Collection entries
▼
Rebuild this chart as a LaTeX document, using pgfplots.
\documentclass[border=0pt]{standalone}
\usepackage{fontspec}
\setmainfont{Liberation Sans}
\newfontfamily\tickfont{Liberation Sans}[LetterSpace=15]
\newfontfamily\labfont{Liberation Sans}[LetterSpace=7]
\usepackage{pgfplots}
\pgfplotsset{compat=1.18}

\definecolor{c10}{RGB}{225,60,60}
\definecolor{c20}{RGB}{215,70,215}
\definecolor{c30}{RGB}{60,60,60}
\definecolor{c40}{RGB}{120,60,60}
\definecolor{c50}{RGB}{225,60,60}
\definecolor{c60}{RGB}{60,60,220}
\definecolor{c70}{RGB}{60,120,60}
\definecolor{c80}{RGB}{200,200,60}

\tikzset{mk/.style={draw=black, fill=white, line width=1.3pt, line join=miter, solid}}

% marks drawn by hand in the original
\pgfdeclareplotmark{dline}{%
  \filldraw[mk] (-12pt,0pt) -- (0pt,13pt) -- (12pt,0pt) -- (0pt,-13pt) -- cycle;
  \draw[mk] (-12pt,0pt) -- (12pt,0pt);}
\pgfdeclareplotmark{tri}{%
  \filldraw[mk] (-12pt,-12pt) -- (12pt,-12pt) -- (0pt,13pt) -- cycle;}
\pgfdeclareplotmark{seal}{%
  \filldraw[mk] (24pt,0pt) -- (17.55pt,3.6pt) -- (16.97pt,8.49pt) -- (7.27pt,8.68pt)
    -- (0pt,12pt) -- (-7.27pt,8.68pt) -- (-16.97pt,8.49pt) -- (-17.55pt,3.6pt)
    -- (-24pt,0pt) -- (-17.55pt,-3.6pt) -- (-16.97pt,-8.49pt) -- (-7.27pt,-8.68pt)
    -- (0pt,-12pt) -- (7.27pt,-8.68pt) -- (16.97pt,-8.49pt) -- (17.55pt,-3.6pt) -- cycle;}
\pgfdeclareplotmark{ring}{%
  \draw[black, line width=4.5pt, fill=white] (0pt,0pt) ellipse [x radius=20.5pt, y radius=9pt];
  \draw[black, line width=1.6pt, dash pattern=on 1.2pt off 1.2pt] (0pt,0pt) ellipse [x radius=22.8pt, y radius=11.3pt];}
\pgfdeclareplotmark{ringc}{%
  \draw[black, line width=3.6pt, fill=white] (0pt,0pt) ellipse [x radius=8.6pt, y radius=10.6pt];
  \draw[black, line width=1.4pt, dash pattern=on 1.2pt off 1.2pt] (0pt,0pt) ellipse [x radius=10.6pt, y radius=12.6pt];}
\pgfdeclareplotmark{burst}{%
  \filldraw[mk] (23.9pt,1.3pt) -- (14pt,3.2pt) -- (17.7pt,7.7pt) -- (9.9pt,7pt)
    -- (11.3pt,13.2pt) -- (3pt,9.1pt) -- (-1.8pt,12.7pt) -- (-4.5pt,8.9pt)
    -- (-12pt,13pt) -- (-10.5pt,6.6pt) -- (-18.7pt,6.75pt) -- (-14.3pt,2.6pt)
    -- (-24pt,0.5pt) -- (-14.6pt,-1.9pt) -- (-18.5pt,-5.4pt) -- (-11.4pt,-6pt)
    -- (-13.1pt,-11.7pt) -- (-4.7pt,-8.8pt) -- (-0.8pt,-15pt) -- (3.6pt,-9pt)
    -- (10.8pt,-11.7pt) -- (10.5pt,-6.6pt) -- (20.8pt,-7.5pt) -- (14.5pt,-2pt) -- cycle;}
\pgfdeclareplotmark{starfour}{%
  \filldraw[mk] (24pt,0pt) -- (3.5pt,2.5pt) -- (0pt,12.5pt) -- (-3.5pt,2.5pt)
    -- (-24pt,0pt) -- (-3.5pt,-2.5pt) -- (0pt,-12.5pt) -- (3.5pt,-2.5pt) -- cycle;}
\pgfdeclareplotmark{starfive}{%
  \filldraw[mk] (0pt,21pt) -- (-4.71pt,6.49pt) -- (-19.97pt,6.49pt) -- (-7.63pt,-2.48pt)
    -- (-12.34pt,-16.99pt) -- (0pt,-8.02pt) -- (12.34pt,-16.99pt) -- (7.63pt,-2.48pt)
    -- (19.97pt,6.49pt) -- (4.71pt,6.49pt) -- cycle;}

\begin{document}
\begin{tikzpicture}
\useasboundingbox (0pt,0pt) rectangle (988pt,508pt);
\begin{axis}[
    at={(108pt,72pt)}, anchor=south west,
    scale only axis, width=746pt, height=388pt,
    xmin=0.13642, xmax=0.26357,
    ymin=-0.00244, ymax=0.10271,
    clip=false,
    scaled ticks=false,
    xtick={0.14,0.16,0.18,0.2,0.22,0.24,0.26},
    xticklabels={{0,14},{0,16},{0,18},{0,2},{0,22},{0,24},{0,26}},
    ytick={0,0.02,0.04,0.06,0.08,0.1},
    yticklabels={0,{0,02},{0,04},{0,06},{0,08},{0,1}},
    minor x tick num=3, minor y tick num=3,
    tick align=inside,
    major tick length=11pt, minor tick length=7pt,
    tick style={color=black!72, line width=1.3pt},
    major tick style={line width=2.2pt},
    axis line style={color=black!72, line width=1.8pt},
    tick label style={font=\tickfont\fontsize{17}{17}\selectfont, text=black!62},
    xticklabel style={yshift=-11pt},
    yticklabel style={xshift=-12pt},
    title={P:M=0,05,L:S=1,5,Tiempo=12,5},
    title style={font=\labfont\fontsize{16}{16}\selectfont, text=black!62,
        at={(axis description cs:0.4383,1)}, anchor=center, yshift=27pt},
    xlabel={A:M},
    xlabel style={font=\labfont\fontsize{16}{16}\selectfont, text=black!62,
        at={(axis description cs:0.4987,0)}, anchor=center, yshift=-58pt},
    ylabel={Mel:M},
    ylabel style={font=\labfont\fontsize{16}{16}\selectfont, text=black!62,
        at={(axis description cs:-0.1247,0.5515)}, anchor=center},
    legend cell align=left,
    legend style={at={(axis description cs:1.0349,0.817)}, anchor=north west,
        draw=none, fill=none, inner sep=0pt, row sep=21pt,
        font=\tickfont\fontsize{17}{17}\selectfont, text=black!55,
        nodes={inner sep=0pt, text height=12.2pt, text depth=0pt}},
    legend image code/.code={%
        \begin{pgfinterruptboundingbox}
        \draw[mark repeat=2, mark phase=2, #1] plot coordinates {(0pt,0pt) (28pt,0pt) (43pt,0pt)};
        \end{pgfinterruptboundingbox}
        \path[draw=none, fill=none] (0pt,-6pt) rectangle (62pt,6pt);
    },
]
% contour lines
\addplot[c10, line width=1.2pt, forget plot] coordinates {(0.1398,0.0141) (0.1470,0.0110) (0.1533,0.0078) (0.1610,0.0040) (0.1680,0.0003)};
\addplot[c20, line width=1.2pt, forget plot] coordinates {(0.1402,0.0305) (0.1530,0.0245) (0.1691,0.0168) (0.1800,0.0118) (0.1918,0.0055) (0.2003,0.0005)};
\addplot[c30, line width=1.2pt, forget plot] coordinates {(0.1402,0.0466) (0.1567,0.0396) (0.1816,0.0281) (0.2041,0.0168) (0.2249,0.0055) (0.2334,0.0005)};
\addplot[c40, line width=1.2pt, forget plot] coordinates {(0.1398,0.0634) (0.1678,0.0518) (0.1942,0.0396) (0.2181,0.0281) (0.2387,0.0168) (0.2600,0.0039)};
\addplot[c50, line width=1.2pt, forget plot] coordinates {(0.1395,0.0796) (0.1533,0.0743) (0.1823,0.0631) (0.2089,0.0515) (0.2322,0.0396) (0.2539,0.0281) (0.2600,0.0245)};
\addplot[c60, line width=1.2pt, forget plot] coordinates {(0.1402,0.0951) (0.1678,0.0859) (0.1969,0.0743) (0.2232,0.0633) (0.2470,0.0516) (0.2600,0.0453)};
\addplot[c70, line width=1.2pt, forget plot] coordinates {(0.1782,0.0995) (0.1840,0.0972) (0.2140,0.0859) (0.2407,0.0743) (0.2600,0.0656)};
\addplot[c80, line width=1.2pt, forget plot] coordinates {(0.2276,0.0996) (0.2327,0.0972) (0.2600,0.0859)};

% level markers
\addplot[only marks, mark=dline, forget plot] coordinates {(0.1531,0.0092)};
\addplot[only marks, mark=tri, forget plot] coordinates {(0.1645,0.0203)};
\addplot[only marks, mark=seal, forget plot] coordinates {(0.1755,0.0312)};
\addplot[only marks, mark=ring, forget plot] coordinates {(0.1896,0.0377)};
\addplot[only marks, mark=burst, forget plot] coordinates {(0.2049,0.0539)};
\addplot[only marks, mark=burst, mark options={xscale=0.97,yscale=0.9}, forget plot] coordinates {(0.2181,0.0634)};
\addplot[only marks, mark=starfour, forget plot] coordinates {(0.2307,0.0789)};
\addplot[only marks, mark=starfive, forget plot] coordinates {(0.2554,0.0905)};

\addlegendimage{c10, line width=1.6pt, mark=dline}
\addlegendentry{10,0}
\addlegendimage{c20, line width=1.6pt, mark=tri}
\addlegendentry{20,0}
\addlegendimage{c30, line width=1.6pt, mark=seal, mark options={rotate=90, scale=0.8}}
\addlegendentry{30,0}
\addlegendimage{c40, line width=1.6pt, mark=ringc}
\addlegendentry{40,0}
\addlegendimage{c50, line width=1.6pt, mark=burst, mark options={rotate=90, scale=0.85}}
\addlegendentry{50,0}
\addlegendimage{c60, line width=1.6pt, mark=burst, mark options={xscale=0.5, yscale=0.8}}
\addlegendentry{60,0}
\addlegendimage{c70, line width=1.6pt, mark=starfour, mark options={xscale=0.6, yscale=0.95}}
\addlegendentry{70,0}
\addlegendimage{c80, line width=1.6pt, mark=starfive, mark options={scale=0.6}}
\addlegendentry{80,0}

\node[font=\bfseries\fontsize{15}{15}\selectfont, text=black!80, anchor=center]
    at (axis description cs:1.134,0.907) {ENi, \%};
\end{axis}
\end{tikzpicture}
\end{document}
▲
▼
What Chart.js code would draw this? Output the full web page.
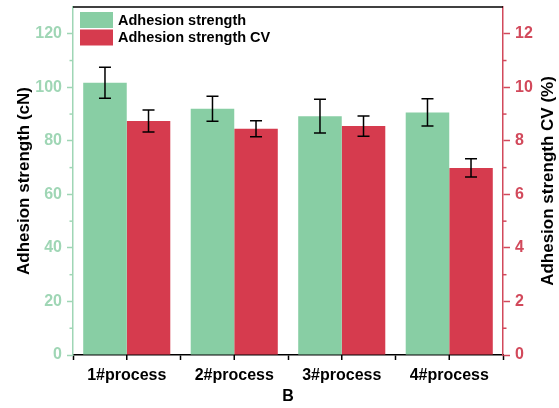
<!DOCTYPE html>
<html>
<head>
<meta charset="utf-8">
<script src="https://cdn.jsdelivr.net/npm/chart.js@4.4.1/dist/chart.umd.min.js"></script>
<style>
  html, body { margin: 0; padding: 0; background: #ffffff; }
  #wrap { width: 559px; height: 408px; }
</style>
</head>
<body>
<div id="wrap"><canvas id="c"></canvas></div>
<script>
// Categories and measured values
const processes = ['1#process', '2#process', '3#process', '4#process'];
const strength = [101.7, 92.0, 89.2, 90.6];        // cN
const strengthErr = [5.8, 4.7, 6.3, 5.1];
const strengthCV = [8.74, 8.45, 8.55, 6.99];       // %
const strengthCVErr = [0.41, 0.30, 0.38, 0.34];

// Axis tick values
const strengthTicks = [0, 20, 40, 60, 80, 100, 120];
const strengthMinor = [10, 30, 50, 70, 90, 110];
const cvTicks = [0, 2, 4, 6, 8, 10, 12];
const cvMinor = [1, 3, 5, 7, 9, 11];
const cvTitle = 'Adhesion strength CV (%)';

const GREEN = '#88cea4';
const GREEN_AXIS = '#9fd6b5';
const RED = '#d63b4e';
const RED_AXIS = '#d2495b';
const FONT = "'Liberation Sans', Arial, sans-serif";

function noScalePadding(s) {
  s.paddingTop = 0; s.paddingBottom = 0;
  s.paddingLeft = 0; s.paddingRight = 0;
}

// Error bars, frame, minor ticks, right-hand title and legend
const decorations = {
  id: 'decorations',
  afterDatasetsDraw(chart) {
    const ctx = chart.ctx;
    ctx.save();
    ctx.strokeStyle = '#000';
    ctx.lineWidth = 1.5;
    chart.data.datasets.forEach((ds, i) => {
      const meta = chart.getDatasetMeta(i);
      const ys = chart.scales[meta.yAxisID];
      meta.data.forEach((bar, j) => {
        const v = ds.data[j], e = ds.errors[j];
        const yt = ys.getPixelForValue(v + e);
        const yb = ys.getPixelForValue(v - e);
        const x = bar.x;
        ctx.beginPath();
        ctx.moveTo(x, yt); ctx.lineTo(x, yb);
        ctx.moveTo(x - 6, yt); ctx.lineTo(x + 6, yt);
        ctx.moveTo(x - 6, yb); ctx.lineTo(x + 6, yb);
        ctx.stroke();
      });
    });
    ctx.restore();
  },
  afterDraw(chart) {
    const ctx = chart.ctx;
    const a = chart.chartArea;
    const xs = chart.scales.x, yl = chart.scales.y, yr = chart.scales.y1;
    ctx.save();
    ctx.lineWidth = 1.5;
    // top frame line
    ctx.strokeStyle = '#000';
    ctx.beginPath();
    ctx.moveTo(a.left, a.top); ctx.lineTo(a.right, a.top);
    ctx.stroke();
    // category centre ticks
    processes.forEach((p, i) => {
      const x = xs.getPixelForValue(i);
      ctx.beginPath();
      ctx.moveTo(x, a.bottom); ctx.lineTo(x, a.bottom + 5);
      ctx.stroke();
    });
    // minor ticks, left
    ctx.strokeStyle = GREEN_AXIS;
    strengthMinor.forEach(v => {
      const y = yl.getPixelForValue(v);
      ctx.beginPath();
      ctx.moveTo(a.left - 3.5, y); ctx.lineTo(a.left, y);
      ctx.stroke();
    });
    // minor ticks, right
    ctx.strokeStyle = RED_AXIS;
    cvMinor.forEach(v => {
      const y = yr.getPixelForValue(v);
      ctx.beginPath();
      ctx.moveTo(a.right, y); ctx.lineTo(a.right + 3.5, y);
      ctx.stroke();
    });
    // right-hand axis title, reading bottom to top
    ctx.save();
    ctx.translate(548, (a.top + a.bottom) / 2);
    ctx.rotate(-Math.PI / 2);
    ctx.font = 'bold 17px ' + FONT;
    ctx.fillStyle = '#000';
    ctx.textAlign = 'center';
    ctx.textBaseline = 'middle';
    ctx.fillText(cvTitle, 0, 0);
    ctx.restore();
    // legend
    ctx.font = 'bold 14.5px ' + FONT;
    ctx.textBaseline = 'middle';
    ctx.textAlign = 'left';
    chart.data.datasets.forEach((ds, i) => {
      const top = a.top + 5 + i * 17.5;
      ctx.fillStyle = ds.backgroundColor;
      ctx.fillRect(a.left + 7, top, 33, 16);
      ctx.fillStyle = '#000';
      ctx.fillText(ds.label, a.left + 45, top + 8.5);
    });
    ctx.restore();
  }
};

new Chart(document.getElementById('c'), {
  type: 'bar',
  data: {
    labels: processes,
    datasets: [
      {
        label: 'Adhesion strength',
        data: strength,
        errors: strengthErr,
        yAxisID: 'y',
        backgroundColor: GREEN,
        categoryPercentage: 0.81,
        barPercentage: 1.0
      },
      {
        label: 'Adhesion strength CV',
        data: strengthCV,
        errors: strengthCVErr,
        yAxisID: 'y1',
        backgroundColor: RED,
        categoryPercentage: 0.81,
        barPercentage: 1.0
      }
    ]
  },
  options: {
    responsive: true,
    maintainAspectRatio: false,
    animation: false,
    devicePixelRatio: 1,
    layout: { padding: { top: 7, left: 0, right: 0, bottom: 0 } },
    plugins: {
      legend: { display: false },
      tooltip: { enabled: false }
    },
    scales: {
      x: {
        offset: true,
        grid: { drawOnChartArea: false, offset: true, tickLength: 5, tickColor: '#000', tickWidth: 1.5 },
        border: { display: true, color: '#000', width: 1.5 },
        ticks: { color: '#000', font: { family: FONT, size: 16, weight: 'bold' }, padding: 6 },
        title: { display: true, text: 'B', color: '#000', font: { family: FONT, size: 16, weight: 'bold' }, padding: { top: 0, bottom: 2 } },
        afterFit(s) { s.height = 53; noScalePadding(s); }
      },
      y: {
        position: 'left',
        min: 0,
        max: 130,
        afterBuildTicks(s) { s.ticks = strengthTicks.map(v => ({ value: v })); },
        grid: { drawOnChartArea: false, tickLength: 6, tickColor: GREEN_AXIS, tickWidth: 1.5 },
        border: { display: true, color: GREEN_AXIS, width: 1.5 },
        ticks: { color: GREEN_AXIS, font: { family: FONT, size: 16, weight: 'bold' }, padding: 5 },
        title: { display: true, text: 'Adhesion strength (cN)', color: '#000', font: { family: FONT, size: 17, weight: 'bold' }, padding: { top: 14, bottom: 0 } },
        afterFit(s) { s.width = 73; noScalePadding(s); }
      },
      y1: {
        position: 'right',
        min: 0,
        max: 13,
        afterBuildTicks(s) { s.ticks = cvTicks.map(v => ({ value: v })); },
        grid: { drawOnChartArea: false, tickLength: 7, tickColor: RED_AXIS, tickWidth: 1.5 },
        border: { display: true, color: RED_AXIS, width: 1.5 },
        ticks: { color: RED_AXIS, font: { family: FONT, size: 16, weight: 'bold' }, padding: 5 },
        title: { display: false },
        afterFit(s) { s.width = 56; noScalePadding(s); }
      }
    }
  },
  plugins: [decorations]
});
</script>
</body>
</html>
▲
What is needed. Pick out and copy the lines of the material that include the word "code".

Response to this task.
    legend image code/.code={%
What Chart.js code would draw this? Output the full web page.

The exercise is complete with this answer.